Use this in your essay
Faith versus secular humanism as competing survival strategies
To what extent does Gaines present Ambrose's 'lying' speech as a moral correction of Grant, and where, if anywhere, does the novel still validate Grant's position?
Humility as resistance
How does Ambrose's willingness to humble himself before white authority figures subvert rather than confirm the power those figures hold?
The Black church as institution
Trace how Ambrose's role as pastor operates beyond the spiritual — as community organizer, emotional support, and keeper of collective memory.
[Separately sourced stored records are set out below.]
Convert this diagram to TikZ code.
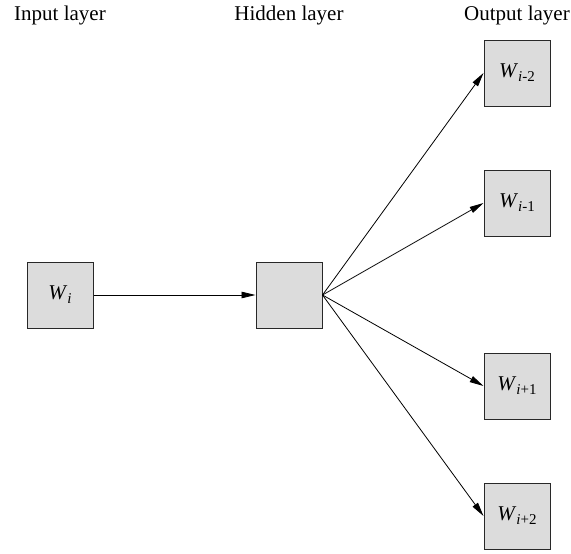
\documentclass[tikz,border=0pt]{standalone}
\usepackage{fontspec}
\setmainfont{Liberation Serif}
\usetikzlibrary{arrows.meta}
\definecolor{boxfill}{RGB}{220,220,220}
\definecolor{edge}{RGB}{40,40,40}
\newcommand{\wsub}[1]{\textit{W}\raisebox{-4pt}{\fontsize{15}{16}\selectfont #1}}
\tikzset{
  unit/.style={draw=edge, line width=1pt, fill=boxfill, minimum width=66pt, minimum height=66pt, inner sep=0pt, font=\fontsize{21}{23}\selectfont},
  head/.style={font=\fontsize{21}{23}\selectfont, anchor=base},
  conn/.style={draw=black, line width=0.8pt, -{Triangle[length=14pt,width=6.5pt]}}
}
\begin{document}
\begin{tikzpicture}[x=1pt,y=-1pt]
\useasboundingbox (0,0) rectangle (571,554);
\node[head] (tin) at (60,20) {Input layer};
\node[head] (thid) at (289,20) {Hidden layer};
\node[head] (tout) at (517,20) {Output layer};
\node[unit] (in) at (60,295) {\wsub{\textit{i}}};
\node[unit] (hid) at (289,295) {};
\node[unit] (o1) at (517,73) {\wsub{\textit{i}-2}};
\node[unit] (o2) at (517,203) {\wsub{\textit{i}-1}};
\node[unit] (o3) at (517,386) {\wsub{\textit{i}+1}};
\node[unit] (o4) at (517,516) {\wsub{\textit{i}+2}};
\draw[conn] (in.east) -- (hid.west);
\draw[conn] (hid.east) -- (o1.west);
\draw[conn] (hid.east) -- (o2.west);
\draw[conn] (hid.east) -- (o3.west);
\draw[conn] (hid.east) -- (o4.west);
\end{tikzpicture}
\end{document}
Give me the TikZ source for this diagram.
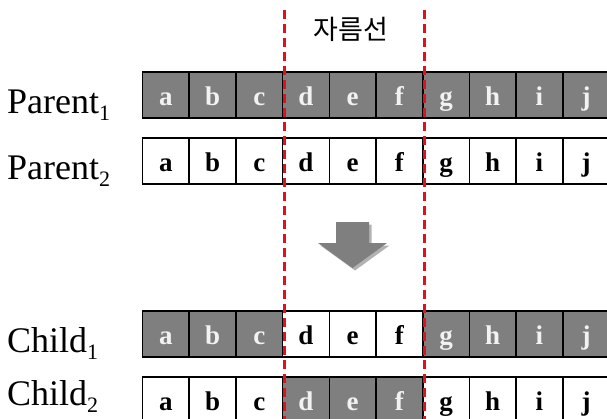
\documentclass[tikz,border=0pt]{standalone}
\usepackage{fontspec}
\setmainfont{Liberation Serif}
\newfontfamily\kor{Noto Sans CJK KR}
\usetikzlibrary{shadows}
\definecolor{cellgray}{HTML}{7F7F7F}
\definecolor{celltext}{HTML}{F2F2F2}
\definecolor{cutred}{HTML}{E0101E}
\tikzset{
  cell/.style={draw=black, line width=1.6pt, minimum width=46.7pt, minimum height=46pt,
    inner sep=0pt, anchor=north west, text height=24pt, text depth=2pt,
    font=\bfseries\fontsize{27}{27}\selectfont},
  gc/.style={cell, fill=cellgray, text=celltext},
  wc/.style={cell, fill=white, text=black},
  rowlabel/.style={anchor=base west, inner sep=0pt, font=\fontsize{36}{40}\selectfont},
  cutline/.style={draw=cutred, line width=3pt, dash pattern=on 9pt off 5pt},
  arrowshape/.style={fill=cellgray, draw=none, drop shadow={shadow xshift=2.5pt, shadow yshift=-2.5pt, opacity=0.3, fill=black}},
}
\newcommand{\lbl}[2]{#1\raisebox{-7pt}{\fontsize{22}{22}\selectfont #2}}
\begin{document}
\begin{tikzpicture}[x=1pt,y=-1pt]
\useasboundingbox (0,0) rectangle (607,418);
\clip (0,0) rectangle (607,418);
\fill[white] (0,0) rectangle (607,418);
% rows
\foreach \l [count=\i from 0] in {a,b,c,d,e,f,g,h,i,j}{
  \node[gc] (pa\l) at ({141.7+46.7*\i},71) {\l};
  \node[wc] (pb\l) at ({141.7+46.7*\i},137) {\l};
}
\foreach \l/\s [count=\i from 0] in {a/gc,b/gc,c/gc,d/wc,e/wc,f/wc,g/gc,h/gc,i/gc,j/gc}{
  \node[\s] (ca\l) at ({141.7+46.7*\i},310) {\l};
}
\foreach \l/\s [count=\i from 0] in {a/wc,b/wc,c/wc,d/gc,e/gc,f/gc,g/wc,h/wc,i/wc,j/wc}{
  \node[\s] (cb\l) at ({141.7+46.7*\i},376) {\l};
}
% labels
\node[rowlabel] (lp1) at (7,113) {\lbl{Parent}{1}};
\node[rowlabel] (lp2) at (7,179) {\lbl{Parent}{2}};
\node[rowlabel] (lc1) at (7,352) {\lbl{Child}{1}};
\node[rowlabel] (lc2) at (7,405) {\lbl{Child}{2}};
% arrow
\path[arrowshape] (336,222) -- (369,222) -- (369,243) -- (387,243) -- (352.5,268)
  -- (318,243) -- (336,243) -- cycle;
% cut lines
\coordinate (c1t) at (284,10);
\coordinate (c1b) at (284,420);
\coordinate (c2t) at (424,10);
\coordinate (c2b) at (424,420);
\draw[cutline] (c1t) -- (c1b);
\draw[cutline] (c2t) -- (c2b);
\node[font=\kor\fontsize{27}{27}\selectfont, inner sep=0pt] (cutlabel) at (351,29) {자름선};
\end{tikzpicture}
\end{document}
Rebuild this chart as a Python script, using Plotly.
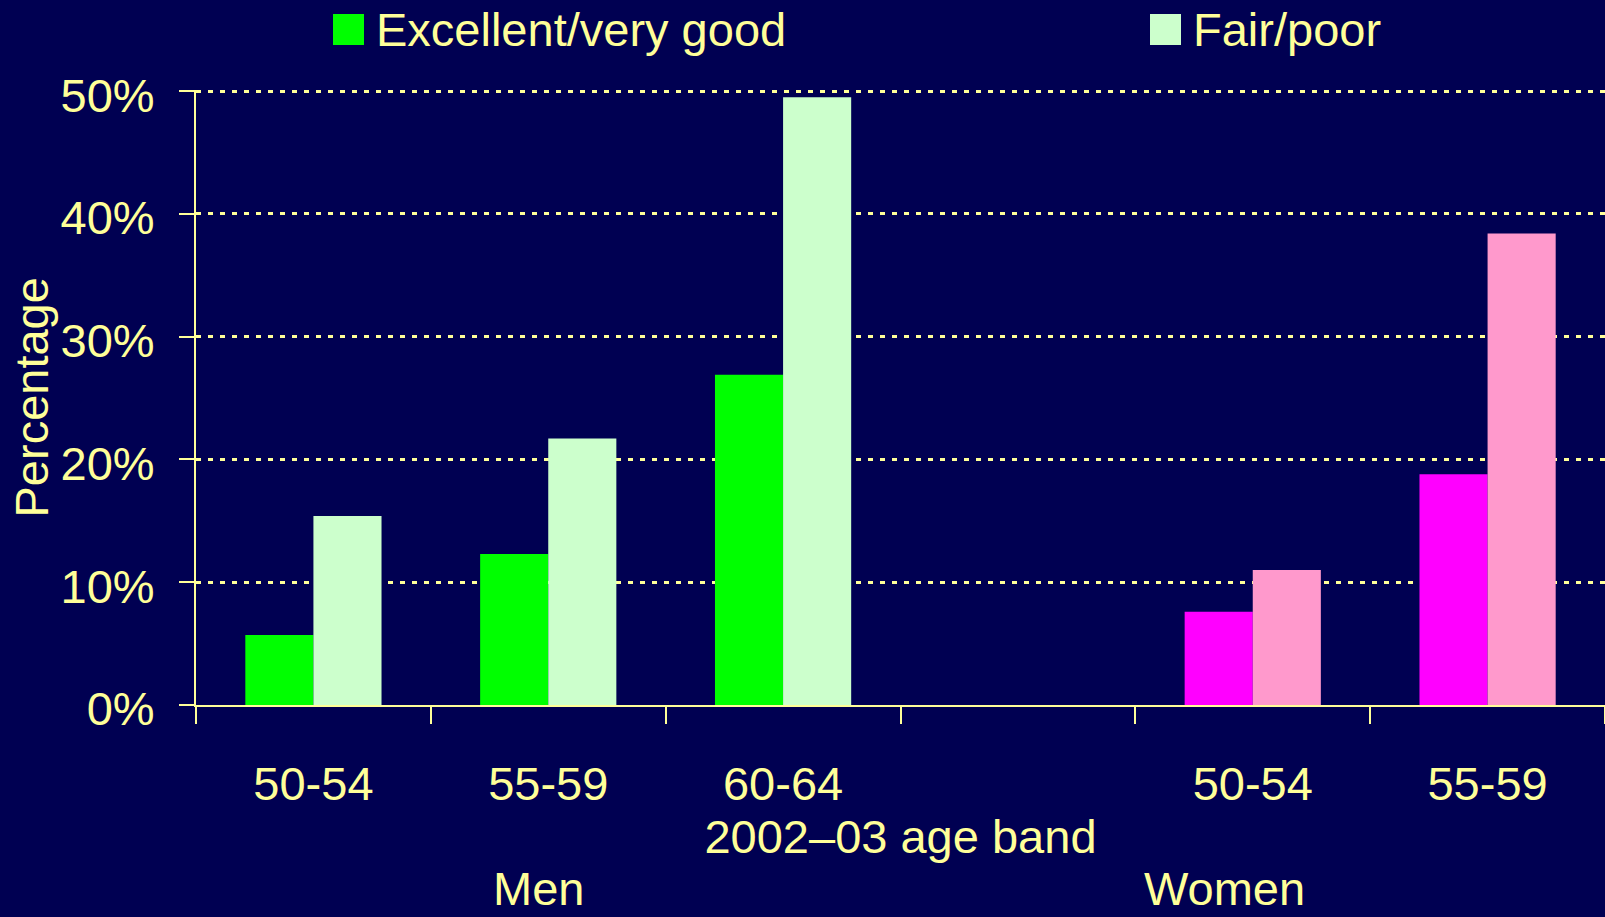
import plotly.graph_objects as go

# ---- data ----
positions = [0, 1, 2, 3, 4, 5]
tick_labels = ["50-54", "55-59", "60-64", "", "50-54", "55-59"]
excellent = [5.7, 12.3, 26.9, None, 7.6, 18.8]
fair_poor = [15.4, 21.7, 49.5, None, 11.0, 38.4]
excellent_colors = ["#00FF00", "#00FF00", "#00FF00", "#00FF00", "#FF00FF", "#FF00FF"]
fair_colors = ["#CCFFCC", "#CCFFCC", "#CCFFCC", "#CCFFCC", "#FF99CC", "#FF99CC"]
series_names = ["Excellent/very good", "Fair/poor"]
legend_colors = ["#00FF00", "#CCFFCC"]
group_labels = ["Men", "Women"]
group_label_x = [0.96, 3.88]
y_ticks = [0, 10, 20, 30, 40, 50]
boundaries = [-0.5, 0.5, 1.5, 2.5, 3.5, 4.5, 5.5]
y_title = "Percentage"
x_title = "2002–03 age band"

BG = "rgb(0,0,82)"
FG = "#FFFF99"
FONT = "Liberation Sans, Arial, sans-serif"
FS = 47

W, H = 1605, 917
L, R, T, B = 196, 0, 90, 212

fig = go.Figure()
fig.add_trace(go.Bar(x=positions, y=excellent, name=series_names[0],
                     marker=dict(color=excellent_colors, line=dict(width=0)), showlegend=False))
fig.add_trace(go.Bar(x=positions, y=fair_poor, name=series_names[1],
                     marker=dict(color=fair_colors, line=dict(width=0)), showlegend=False))

pw = W - L - R
ph = H - T - B
def px_x(p):
    return (p - L) / pw
def px_y(p):
    return (H - B - p) / ph

# custom legend (large squares)
legend_px = [333, 1150]
shapes = []
annotations = []
for name, col, lx in zip(series_names, legend_colors, legend_px):
    shapes.append(dict(type="rect", xref="paper", yref="paper",
                       x0=px_x(lx), x1=px_x(lx + 31), y0=px_y(45), y1=px_y(14),
                       fillcolor=col, line=dict(width=0)))
    annotations.append(dict(text=name, xref="paper", yref="paper",
                            x=px_x(lx + 41), y=px_y(29), xanchor="left", yanchor="middle",
                            showarrow=False, font=dict(size=FS, color=FG, family=FONT)))

for lab, gx in zip(group_labels, group_label_x):
    annotations.append(dict(text=lab, xref="x", yref="paper", x=gx, y=px_y(917),
                            xanchor="center", yanchor="bottom", showarrow=False,
                            font=dict(size=FS, color=FG, family=FONT)))

# y-axis title (placed as annotation so it is not clamped to the margin)
annotations.append(dict(text=y_title, xref="paper", yref="paper", x=px_x(31), y=0.5,
                        xanchor="center", yanchor="middle", textangle=-90, showarrow=False,
                        font=dict(size=FS, color=FG, family=FONT)))

fig.update_layout(
    width=W, height=H,
    margin=dict(l=L, r=R, t=T, b=B),
    paper_bgcolor=BG, plot_bgcolor=BG,
    barmode="group", bargap=0.42, bargroupgap=0,
    font=dict(family=FONT, size=FS, color=FG),
    shapes=shapes, annotations=annotations,
    showlegend=False,
)
fig.update_xaxes(
    range=[-0.5, 5.5], tickmode="array", tickvals=positions, ticktext=tick_labels,
    ticks="", showgrid=False, zeroline=False,
    showline=True, linecolor=FG, linewidth=2,
    ticklabelstandoff=37,
    tickfont=dict(size=FS, color=FG, family=FONT),
    minor=dict(tickmode="array", tickvals=boundaries, ticks="outside", ticklen=17,
               tickcolor=FG, tickwidth=2, showgrid=False),
    title=dict(text=x_title, standoff=8, font=dict(size=FS, color=FG, family=FONT)),
)
fig.update_yaxes(
    range=[0, 50.1], tickmode="array", tickvals=y_ticks, ticktext=[f"{v}%" for v in y_ticks],
    ticks="outside", ticklen=15, tickcolor=FG, tickwidth=2,
    showline=True, linecolor=FG, linewidth=2,
    showgrid=True, gridcolor=FG, gridwidth=3, griddash="5px,7px",
    zeroline=False, ticklabelstandoff=15, ticklabelshift=4,
    tickfont=dict(size=FS, color=FG, family=FONT),
)

fig.write_html("out.html")
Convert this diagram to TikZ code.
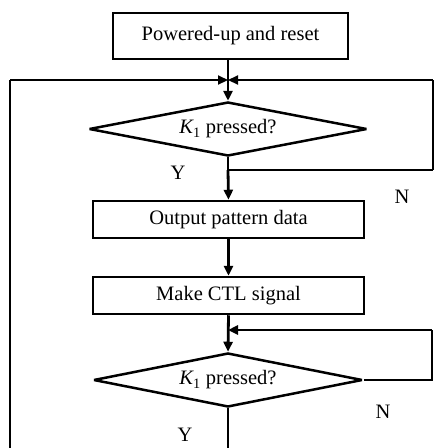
\documentclass[tikz,border=0pt]{standalone}
\usepackage{fontspec}
\setmainfont{Liberation Serif}
\usetikzlibrary{shapes.geometric,arrows.meta}
\begin{document}
\begin{tikzpicture}[x=1pt,y=-1pt,
  every node/.style={font=\fontsize{20.5}{22}\selectfont},
  procbox/.style={draw,line width=2.5pt,rectangle,inner sep=0pt},
  decis/.style={draw,line width=2.5pt,diamond,inner sep=0pt,aspect=5.1,miter limit=1.5},
  conn/.style={line width=2.2pt},
  arr/.style={line width=2.8pt,-{Triangle[length=10pt,width=9pt]}},
  lbl/.style={inner sep=0pt}]
\useasboundingbox (0,0) rectangle (434,448);
\node[procbox,minimum width=235pt,minimum height=46pt] (b1) at (230.5,36) {Powered-up and reset};
\coordinate (m1) at (228,80);
\node[decis,minimum width=278pt,minimum height=54pt] (d1) at (228,129) {{\itshape K}\textsubscript{1} pressed?};
\coordinate (c1) at (228,170);
\node[procbox,minimum width=271pt,minimum height=37pt] (b2) at (228.5,219.5) {Output pattern data};
\node[procbox,minimum width=271pt,minimum height=37pt] (b3) at (228.5,295.5) {Make CTL signal};
\coordinate (m2) at (228,330);
\node[decis,minimum width=269pt,minimum height=54pt] (d2) at (228,380) {{\itshape K}\textsubscript{1} pressed?};
\coordinate (bot) at (228,450);
\coordinate (lb) at (10,450);
\coordinate (lt) at (10,80);
\coordinate (rt1) at (433,80);
\coordinate (rt2) at (433,170);
\coordinate (rl1) at (432,330);
\coordinate (rl2) at (432,380);
\node[lbl] (y1) at (178,173) {Y};
\node[lbl] (n1) at (402,197) {N};
\node[lbl] (n2) at (383,412) {N};
\node[lbl] (y2) at (185,435) {Y};
% connectors
\draw[arr] (m1 |- b1.south) -- (d1.north);
\draw[conn] (d1.south) -- (c1);
\draw[arr] (c1) -- (b2.north);
\draw[conn] (c1) -- (rt2);
\draw[line width=1.2pt] (rt2) -- (rt1);
\draw[arr,line width=2.2pt] (rt1) -- (m1);
\draw[conn,line width=2.8pt] (lb) -- (lt);
\draw[arr,line width=2.2pt] (lt) -- (m1);
\draw[arr] (b2.south) -- (b3.north);
\draw[arr] (b3.south) -- (d2.north);
\draw[conn,line width=2.5pt] (d2.east) -- (rl2) -- (rl1);
\draw[arr,line width=2.5pt] (rl1) -- (m2);
\draw[conn] (d2.south) -- (bot);
\end{tikzpicture}
\end{document}
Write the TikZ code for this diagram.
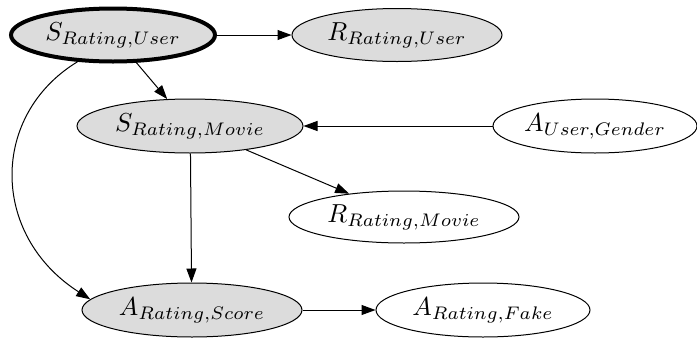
\documentclass[tikz,border=0pt]{standalone}
\usepackage{graphicx}
\usetikzlibrary{shapes.geometric,arrows.meta}
\definecolor{nodefill}{HTML}{DCDCDC}
\newcommand{\lbl}[1]{\scalebox{2.6}{$#1$}}
\begin{document}
\begin{tikzpicture}[x=1pt,y=-1pt,
  vnode/.style={ellipse,draw,line width=1pt,inner sep=0pt},
  filled/.style={fill=nodefill},
  edge/.style={line width=1pt,-{Triangle[length=14pt,width=10pt]}}]
\useasboundingbox (0,0) rectangle (697,338);
\node[vnode,filled,line width=4pt,minimum width=204pt,minimum height=53pt] (SRU) at (113,35) {\lbl{S_{Rating,User}}};
\node[vnode,filled,minimum width=210pt,minimum height=53pt] (RRU) at (397,35) {\lbl{R_{Rating,User}}};
\node[vnode,filled,minimum width=226pt,minimum height=54pt] (SRM) at (190,126) {\lbl{S_{Rating,Movie}}};
\node[vnode,minimum width=204pt,minimum height=54pt] (AUG) at (595,126) {\lbl{A_{User,Gender}}};
\node[vnode,minimum width=230pt,minimum height=52pt] (RRM) at (404,217) {\lbl{R_{Rating,Movie}}};
\node[vnode,filled,minimum width=220pt,minimum height=54pt] (ARS) at (192,310) {\lbl{A_{Rating,Score}}};
\node[vnode,minimum width=214pt,minimum height=54pt] (ARF) at (483,310) {\lbl{A_{Rating,Fake}}};
\draw[edge] (SRU) -- (RRU);
\draw[edge] (SRU) -- (SRM);
\draw[edge] (SRU.217) .. controls (-10,115) and (-10,235) .. (ARS.174);
\draw[edge] (AUG) -- (SRM);
\draw[edge] (SRM) -- (RRM);
\draw[edge] (SRM.-89) -- (ARS.91);
\draw[edge] (ARS) -- (ARF);
\end{tikzpicture}
\end{document}
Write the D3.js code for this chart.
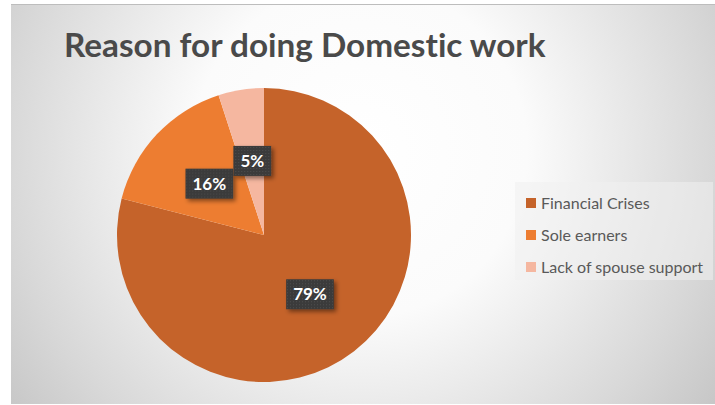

Self-education and authority
Gaines deliberately makes Ambrose self-taught in a novel where formal education is contested ground. What does this choice suggest about where genuine knowledge of a community resides?
Competing definitions of dignity
Both Ambrose and Grant desire for Jefferson to die with his humanity intact. Write an essay arguing that their disagreement ultimately revolves around means rather than ends — or, conversely, that it highlights an irreconcilable difference in their definitions of dignity.